The narrative tension is supported consistently throughout by Tom Coult’s score, uncomfortably atonal, performed by the singers who must be credited for the hours of work they must have done to mesh their voices with the dissonant orchestration of the London Sinfonietta conducted by Andrew Gourlay, woodwind and brass very much at the fore punctuating the vocal exposition of the story, though with chimes and the ticking of clocks providing atmosphere and variety with some electronics. Anna Dennis is especially impressive in the title role as she hits her notes with astonishing precision. But for those who dislike the artificiality of musical theatre where dialogue can seem forced and contrived, they may not be impressed by such torturous delivery. While giving credit to the singers for maintaining their difficult lines over 90 minutes of a story about the disappearance of time, it may seem ironic how slowly the pace of the drama passed. With little obvious harmonic contrast,‘Violet’ seemed dissonant from start to finish, with no let up of the strident tension as an orderly world disintegrates.

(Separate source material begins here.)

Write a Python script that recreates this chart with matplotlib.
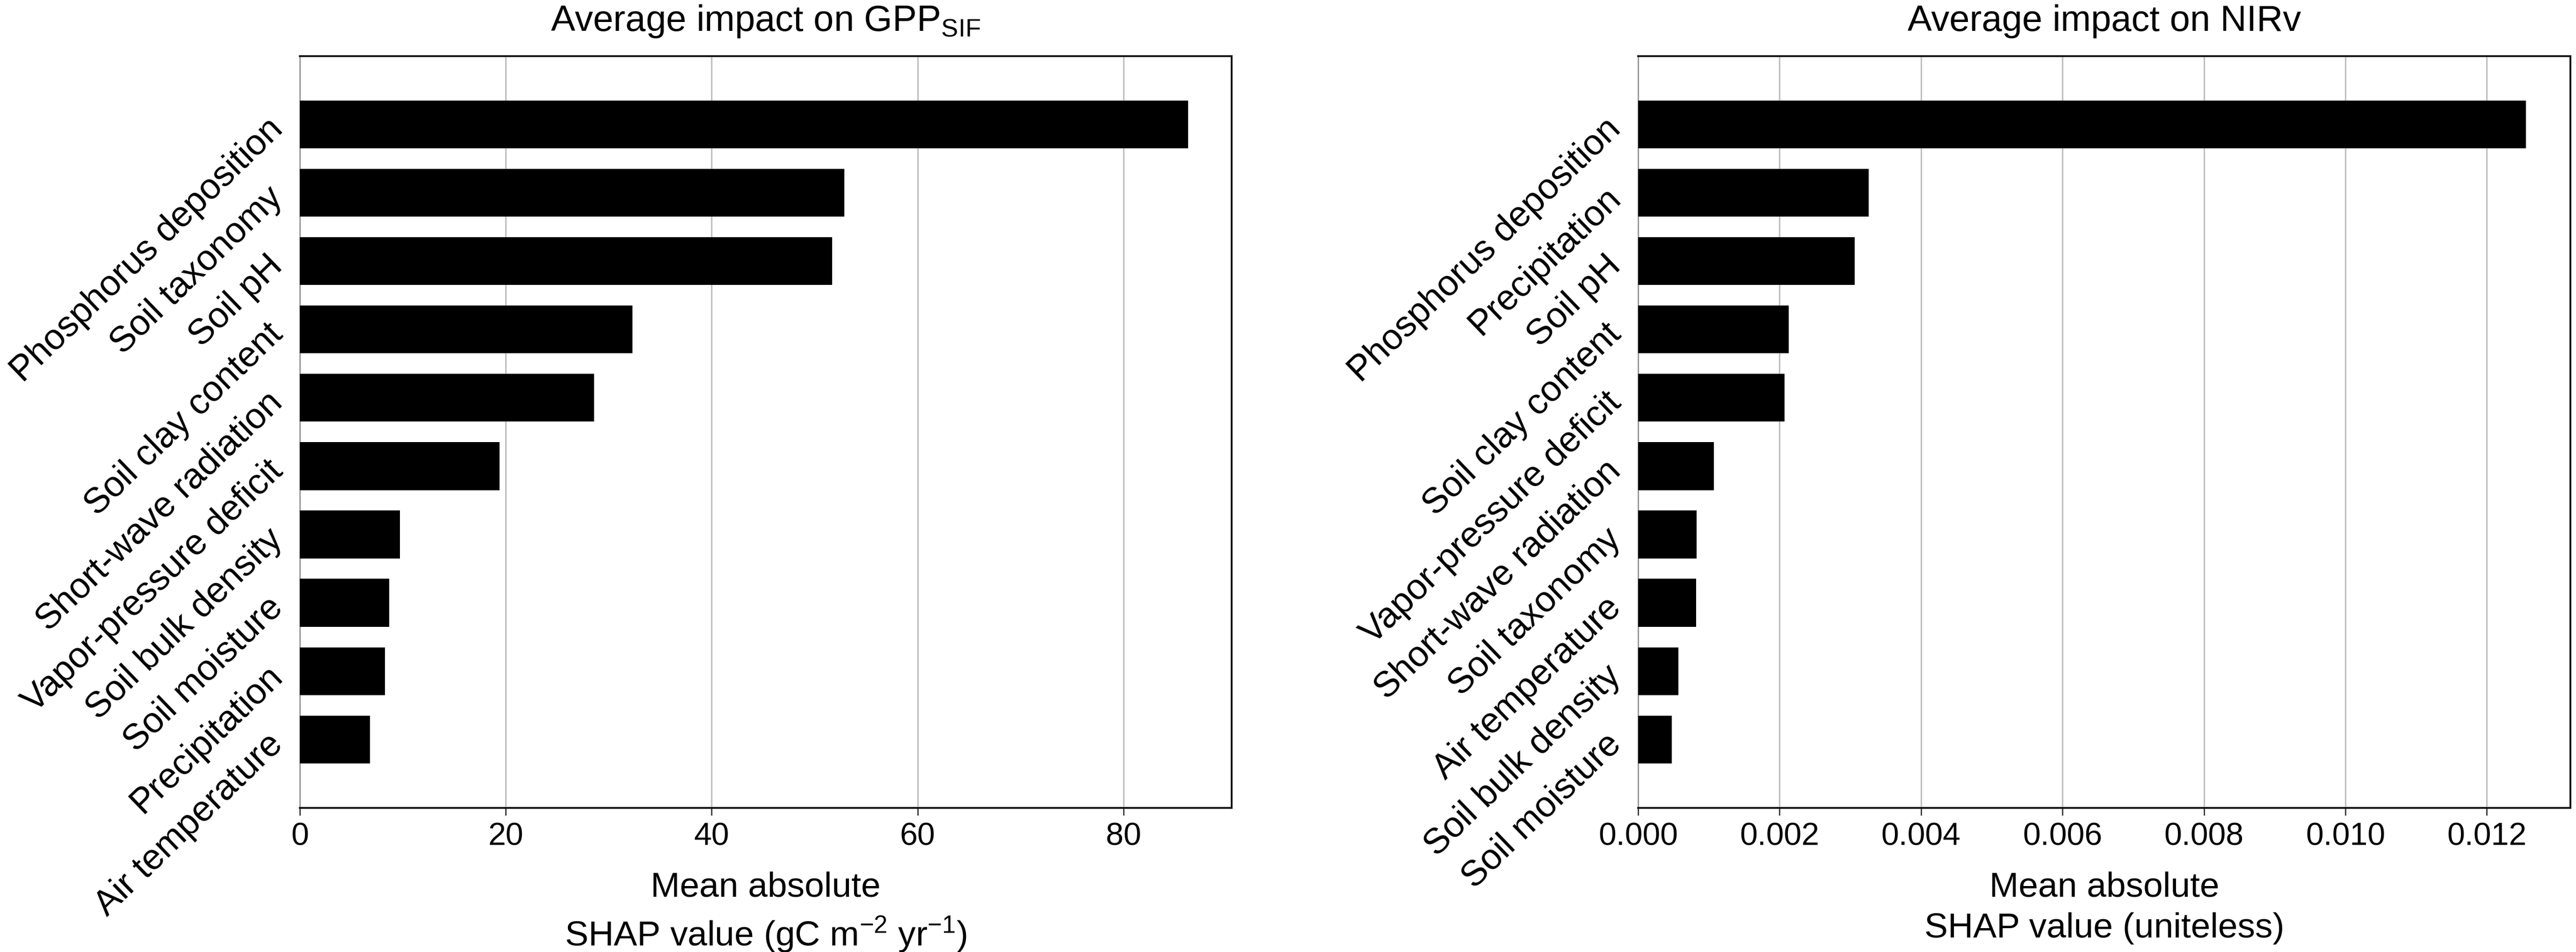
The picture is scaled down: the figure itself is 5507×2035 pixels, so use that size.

Comparing dissonance to being pepper, Prokofiev said no one wants to listen to music that’s all pepper. While after 4 hours of dissonance, the groundbreaking score of Wagner’s Tristan and Isolde finally resolves with consonance, ‘Violet’ does not.
In summary then, ‘Violet’ as concept with narrative potential is intriguingly bold even if the denouement is finally disappointing, its staging was marvellous, and its performances commendable. Its shrewd avoidance of specificity as to time or place lends it the opportunity for long-term appearance in the canon of opera.